WHAT YOU ARE ASKED TO DO: Write out the listing below exactly, and omit any images you find in it.

GIVEN MATERIAL:
* start *
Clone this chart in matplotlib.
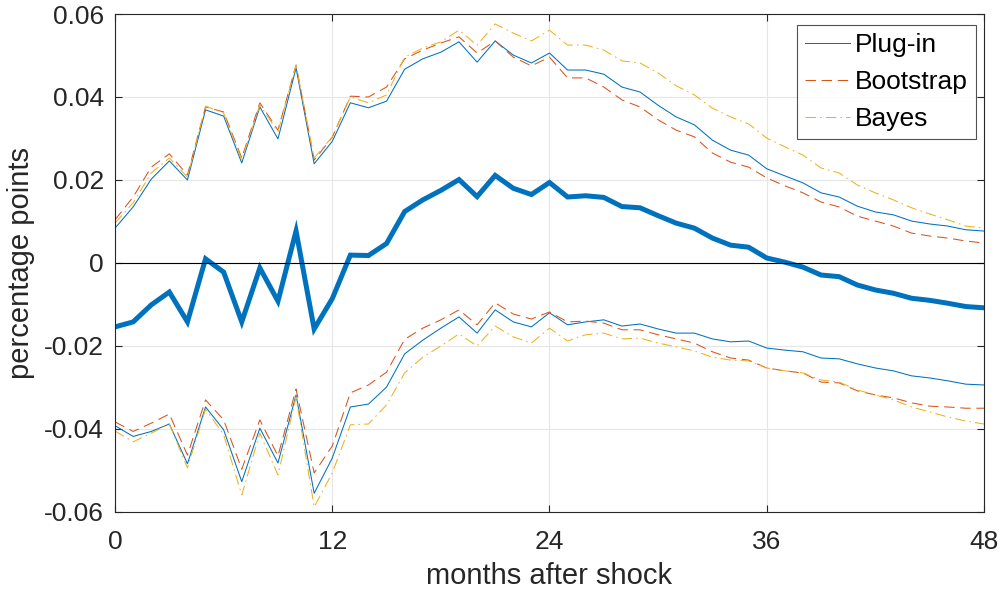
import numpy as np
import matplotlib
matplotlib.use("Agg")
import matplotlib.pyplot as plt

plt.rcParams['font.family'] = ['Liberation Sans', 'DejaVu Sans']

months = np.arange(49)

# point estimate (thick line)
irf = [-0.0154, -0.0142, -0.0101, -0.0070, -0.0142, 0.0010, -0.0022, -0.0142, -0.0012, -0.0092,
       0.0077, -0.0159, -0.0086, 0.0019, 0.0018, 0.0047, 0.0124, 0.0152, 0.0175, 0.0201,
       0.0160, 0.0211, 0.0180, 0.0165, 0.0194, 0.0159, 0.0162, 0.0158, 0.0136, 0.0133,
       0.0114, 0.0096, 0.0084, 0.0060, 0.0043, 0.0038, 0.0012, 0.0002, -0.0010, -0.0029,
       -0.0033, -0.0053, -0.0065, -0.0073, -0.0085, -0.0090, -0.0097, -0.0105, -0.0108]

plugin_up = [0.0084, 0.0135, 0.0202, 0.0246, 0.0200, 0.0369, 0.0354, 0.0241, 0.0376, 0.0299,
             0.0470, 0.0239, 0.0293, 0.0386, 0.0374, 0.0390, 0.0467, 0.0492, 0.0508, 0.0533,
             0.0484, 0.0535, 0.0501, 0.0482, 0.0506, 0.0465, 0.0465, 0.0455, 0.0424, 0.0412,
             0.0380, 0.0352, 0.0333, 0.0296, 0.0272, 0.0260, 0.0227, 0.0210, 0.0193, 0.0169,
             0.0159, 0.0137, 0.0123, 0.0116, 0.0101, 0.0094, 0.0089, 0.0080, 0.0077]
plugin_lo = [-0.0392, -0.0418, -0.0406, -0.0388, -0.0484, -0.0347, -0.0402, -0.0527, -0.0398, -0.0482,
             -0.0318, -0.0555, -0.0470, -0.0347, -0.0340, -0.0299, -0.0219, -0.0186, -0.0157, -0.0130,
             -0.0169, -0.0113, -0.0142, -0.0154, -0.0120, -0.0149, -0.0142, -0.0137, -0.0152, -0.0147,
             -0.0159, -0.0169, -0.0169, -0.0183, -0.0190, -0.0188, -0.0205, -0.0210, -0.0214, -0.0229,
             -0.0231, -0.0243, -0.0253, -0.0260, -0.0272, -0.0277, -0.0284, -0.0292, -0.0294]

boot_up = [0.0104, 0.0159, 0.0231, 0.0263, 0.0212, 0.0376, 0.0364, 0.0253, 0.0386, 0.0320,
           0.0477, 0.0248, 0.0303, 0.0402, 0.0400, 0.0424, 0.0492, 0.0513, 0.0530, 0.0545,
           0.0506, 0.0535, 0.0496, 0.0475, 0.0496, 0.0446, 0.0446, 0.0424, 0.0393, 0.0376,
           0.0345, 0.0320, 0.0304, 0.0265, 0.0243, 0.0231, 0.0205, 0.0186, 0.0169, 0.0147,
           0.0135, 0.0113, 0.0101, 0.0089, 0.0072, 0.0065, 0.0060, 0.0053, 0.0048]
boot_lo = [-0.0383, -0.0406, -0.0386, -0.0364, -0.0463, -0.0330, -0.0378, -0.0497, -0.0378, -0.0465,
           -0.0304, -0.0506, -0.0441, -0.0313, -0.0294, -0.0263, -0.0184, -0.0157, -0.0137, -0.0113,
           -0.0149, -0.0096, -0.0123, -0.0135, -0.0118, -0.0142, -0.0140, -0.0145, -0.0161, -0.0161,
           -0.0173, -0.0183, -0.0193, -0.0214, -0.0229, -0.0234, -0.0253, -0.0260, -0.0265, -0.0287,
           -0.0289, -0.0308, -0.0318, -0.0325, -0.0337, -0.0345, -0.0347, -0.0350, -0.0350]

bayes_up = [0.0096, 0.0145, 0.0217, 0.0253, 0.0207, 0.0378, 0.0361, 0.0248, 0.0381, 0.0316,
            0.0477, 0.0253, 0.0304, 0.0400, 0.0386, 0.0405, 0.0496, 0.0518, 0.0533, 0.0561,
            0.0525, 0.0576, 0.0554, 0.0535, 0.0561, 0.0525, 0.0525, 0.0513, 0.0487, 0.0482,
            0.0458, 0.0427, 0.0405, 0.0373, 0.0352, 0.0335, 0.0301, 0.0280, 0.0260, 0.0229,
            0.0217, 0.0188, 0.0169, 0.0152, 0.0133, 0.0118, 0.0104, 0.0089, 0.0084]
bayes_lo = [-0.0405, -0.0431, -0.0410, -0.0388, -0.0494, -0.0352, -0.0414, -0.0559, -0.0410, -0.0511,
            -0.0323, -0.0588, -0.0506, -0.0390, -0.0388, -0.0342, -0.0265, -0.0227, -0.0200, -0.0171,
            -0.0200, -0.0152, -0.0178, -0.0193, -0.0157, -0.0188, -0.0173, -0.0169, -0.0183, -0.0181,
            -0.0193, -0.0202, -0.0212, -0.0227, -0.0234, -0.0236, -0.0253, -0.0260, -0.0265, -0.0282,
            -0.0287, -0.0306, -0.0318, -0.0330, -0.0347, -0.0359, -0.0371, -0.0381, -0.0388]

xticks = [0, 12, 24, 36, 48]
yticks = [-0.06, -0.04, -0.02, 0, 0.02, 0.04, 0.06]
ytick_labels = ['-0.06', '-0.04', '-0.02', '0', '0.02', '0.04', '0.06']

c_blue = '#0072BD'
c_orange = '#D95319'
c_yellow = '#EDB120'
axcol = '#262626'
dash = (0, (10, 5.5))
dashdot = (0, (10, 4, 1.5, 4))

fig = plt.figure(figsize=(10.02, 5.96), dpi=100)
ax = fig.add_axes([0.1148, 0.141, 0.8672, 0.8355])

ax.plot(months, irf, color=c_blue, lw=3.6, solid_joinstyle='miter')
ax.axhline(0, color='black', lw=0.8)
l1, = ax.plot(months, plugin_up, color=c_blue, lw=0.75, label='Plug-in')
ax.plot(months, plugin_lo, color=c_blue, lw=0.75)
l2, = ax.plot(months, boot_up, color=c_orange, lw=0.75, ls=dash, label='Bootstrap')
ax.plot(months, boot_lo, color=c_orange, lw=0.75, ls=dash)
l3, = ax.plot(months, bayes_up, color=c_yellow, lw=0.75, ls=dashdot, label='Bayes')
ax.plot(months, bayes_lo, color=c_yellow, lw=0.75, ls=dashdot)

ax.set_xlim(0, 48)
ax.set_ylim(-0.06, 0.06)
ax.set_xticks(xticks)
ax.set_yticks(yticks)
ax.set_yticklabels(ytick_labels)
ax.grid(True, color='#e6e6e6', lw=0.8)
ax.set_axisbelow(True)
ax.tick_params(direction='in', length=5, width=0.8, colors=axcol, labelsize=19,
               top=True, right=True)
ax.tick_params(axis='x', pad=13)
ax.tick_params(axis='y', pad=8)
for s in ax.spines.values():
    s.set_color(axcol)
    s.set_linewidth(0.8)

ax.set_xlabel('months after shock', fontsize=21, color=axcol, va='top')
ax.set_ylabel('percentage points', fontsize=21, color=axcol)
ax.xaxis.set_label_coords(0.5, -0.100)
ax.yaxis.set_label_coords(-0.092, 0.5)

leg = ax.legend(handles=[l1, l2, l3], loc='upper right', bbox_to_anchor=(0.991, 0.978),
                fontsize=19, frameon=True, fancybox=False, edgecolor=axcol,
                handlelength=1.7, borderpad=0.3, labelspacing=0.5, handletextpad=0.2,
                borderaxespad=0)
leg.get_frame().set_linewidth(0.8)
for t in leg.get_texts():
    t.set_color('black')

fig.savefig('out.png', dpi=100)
* end *
TASK SOLUTION:
Clone this chart in matplotlib.
import numpy as np
import matplotlib
matplotlib.use("Agg")
import matplotlib.pyplot as plt

plt.rcParams['font.family'] = ['Liberation Sans', 'DejaVu Sans']

months = np.arange(49)

# point estimate (thick line)
irf = [-0.0154, -0.0142, -0.0101, -0.0070, -0.0142, 0.0010, -0.0022, -0.0142, -0.0012, -0.0092,
       0.0077, -0.0159, -0.0086, 0.0019, 0.0018, 0.0047, 0.0124, 0.0152, 0.0175, 0.0201,
       0.0160, 0.0211, 0.0180, 0.0165, 0.0194, 0.0159, 0.0162, 0.0158, 0.0136, 0.0133,
       0.0114, 0.0096, 0.0084, 0.0060, 0.0043, 0.0038, 0.0012, 0.0002, -0.0010, -0.0029,
       -0.0033, -0.0053, -0.0065, -0.0073, -0.0085, -0.0090, -0.0097, -0.0105, -0.0108]

plugin_up = [0.0084, 0.0135, 0.0202, 0.0246, 0.0200, 0.0369, 0.0354, 0.0241, 0.0376, 0.0299,
             0.0470, 0.0239, 0.0293, 0.0386, 0.0374, 0.0390, 0.0467, 0.0492, 0.0508, 0.0533,
             0.0484, 0.0535, 0.0501, 0.0482, 0.0506, 0.0465, 0.0465, 0.0455, 0.0424, 0.0412,
             0.0380, 0.0352, 0.0333, 0.0296, 0.0272, 0.0260, 0.0227, 0.0210, 0.0193, 0.0169,
             0.0159, 0.0137, 0.0123, 0.0116, 0.0101, 0.0094, 0.0089, 0.0080, 0.0077]
plugin_lo = [-0.0392, -0.0418, -0.0406, -0.0388, -0.0484, -0.0347, -0.0402, -0.0527, -0.0398, -0.0482,
             -0.0318, -0.0555, -0.0470, -0.0347, -0.0340, -0.0299, -0.0219, -0.0186, -0.0157, -0.0130,
             -0.0169, -0.0113, -0.0142, -0.0154, -0.0120, -0.0149, -0.0142, -0.0137, -0.0152, -0.0147,
             -0.0159, -0.0169, -0.0169, -0.0183, -0.0190, -0.0188, -0.0205, -0.0210, -0.0214, -0.0229,
             -0.0231, -0.0243, -0.0253, -0.0260, -0.0272, -0.0277, -0.0284, -0.0292, -0.0294]

boot_up = [0.0104, 0.0159, 0.0231, 0.0263, 0.0212, 0.0376, 0.0364, 0.0253, 0.0386, 0.0320,
           0.0477, 0.0248, 0.0303, 0.0402, 0.0400, 0.0424, 0.0492, 0.0513, 0.0530, 0.0545,
           0.0506, 0.0535, 0.0496, 0.0475, 0.0496, 0.0446, 0.0446, 0.0424, 0.0393, 0.0376,
           0.0345, 0.0320, 0.0304, 0.0265, 0.0243, 0.0231, 0.0205, 0.0186, 0.0169, 0.0147,
           0.0135, 0.0113, 0.0101, 0.0089, 0.0072, 0.0065, 0.0060, 0.0053, 0.0048]
boot_lo = [-0.0383, -0.0406, -0.0386, -0.0364, -0.0463, -0.0330, -0.0378, -0.0497, -0.0378, -0.0465,
           -0.0304, -0.0506, -0.0441, -0.0313, -0.0294, -0.0263, -0.0184, -0.0157, -0.0137, -0.0113,
           -0.0149, -0.0096, -0.0123, -0.0135, -0.0118, -0.0142, -0.0140, -0.0145, -0.0161, -0.0161,
           -0.0173, -0.0183, -0.0193, -0.0214, -0.0229, -0.0234, -0.0253, -0.0260, -0.0265, -0.0287,
           -0.0289, -0.0308, -0.0318, -0.0325, -0.0337, -0.0345, -0.0347, -0.0350, -0.0350]

bayes_up = [0.0096, 0.0145, 0.0217, 0.0253, 0.0207, 0.0378, 0.0361, 0.0248, 0.0381, 0.0316,
            0.0477, 0.0253, 0.0304, 0.0400, 0.0386, 0.0405, 0.0496, 0.0518, 0.0533, 0.0561,
            0.0525, 0.0576, 0.0554, 0.0535, 0.0561, 0.0525, 0.0525, 0.0513, 0.0487, 0.0482,
            0.0458, 0.0427, 0.0405, 0.0373, 0.0352, 0.0335, 0.0301, 0.0280, 0.0260, 0.0229,
            0.0217, 0.0188, 0.0169, 0.0152, 0.0133, 0.0118, 0.0104, 0.0089, 0.0084]
bayes_lo = [-0.0405, -0.0431, -0.0410, -0.0388, -0.0494, -0.0352, -0.0414, -0.0559, -0.0410, -0.0511,
            -0.0323, -0.0588, -0.0506, -0.0390, -0.0388, -0.0342, -0.0265, -0.0227, -0.0200, -0.0171,
            -0.0200, -0.0152, -0.0178, -0.0193, -0.0157, -0.0188, -0.0173, -0.0169, -0.0183, -0.0181,
            -0.0193, -0.0202, -0.0212, -0.0227, -0.0234, -0.0236, -0.0253, -0.0260, -0.0265, -0.0282,
            -0.0287, -0.0306, -0.0318, -0.0330, -0.0347, -0.0359, -0.0371, -0.0381, -0.0388]

xticks = [0, 12, 24, 36, 48]
yticks = [-0.06, -0.04, -0.02, 0, 0.02, 0.04, 0.06]
ytick_labels = ['-0.06', '-0.04', '-0.02', '0', '0.02', '0.04', '0.06']

c_blue = '#0072BD'
c_orange = '#D95319'
c_yellow = '#EDB120'
axcol = '#262626'
dash = (0, (10, 5.5))
dashdot = (0, (10, 4, 1.5, 4))

fig = plt.figure(figsize=(10.02, 5.96), dpi=100)
ax = fig.add_axes([0.1148, 0.141, 0.8672, 0.8355])

ax.plot(months, irf, color=c_blue, lw=3.6, solid_joinstyle='miter')
ax.axhline(0, color='black', lw=0.8)
l1, = ax.plot(months, plugin_up, color=c_blue, lw=0.75, label='Plug-in')
ax.plot(months, plugin_lo, color=c_blue, lw=0.75)
l2, = ax.plot(months, boot_up, color=c_orange, lw=0.75, ls=dash, label='Bootstrap')
ax.plot(months, boot_lo, color=c_orange, lw=0.75, ls=dash)
l3, = ax.plot(months, bayes_up, color=c_yellow, lw=0.75, ls=dashdot, label='Bayes')
ax.plot(months, bayes_lo, color=c_yellow, lw=0.75, ls=dashdot)

ax.set_xlim(0, 48)
ax.set_ylim(-0.06, 0.06)
ax.set_xticks(xticks)
ax.set_yticks(yticks)
ax.set_yticklabels(ytick_labels)
ax.grid(True, color='#e6e6e6', lw=0.8)
ax.set_axisbelow(True)
ax.tick_params(direction='in', length=5, width=0.8, colors=axcol, labelsize=19,
               top=True, right=True)
ax.tick_params(axis='x', pad=13)
ax.tick_params(axis='y', pad=8)
for s in ax.spines.values():
    s.set_color(axcol)
    s.set_linewidth(0.8)

ax.set_xlabel('months after shock', fontsize=21, color=axcol, va='top')
ax.set_ylabel('percentage points', fontsize=21, color=axcol)
ax.xaxis.set_label_coords(0.5, -0.100)
ax.yaxis.set_label_coords(-0.092, 0.5)

leg = ax.legend(handles=[l1, l2, l3], loc='upper right', bbox_to_anchor=(0.991, 0.978),
                fontsize=19, frameon=True, fancybox=False, edgecolor=axcol,
                handlelength=1.7, borderpad=0.3, labelspacing=0.5, handletextpad=0.2,
                borderaxespad=0)
leg.get_frame().set_linewidth(0.8)
for t in leg.get_texts():
    t.set_color('black')

fig.savefig('out.png', dpi=100)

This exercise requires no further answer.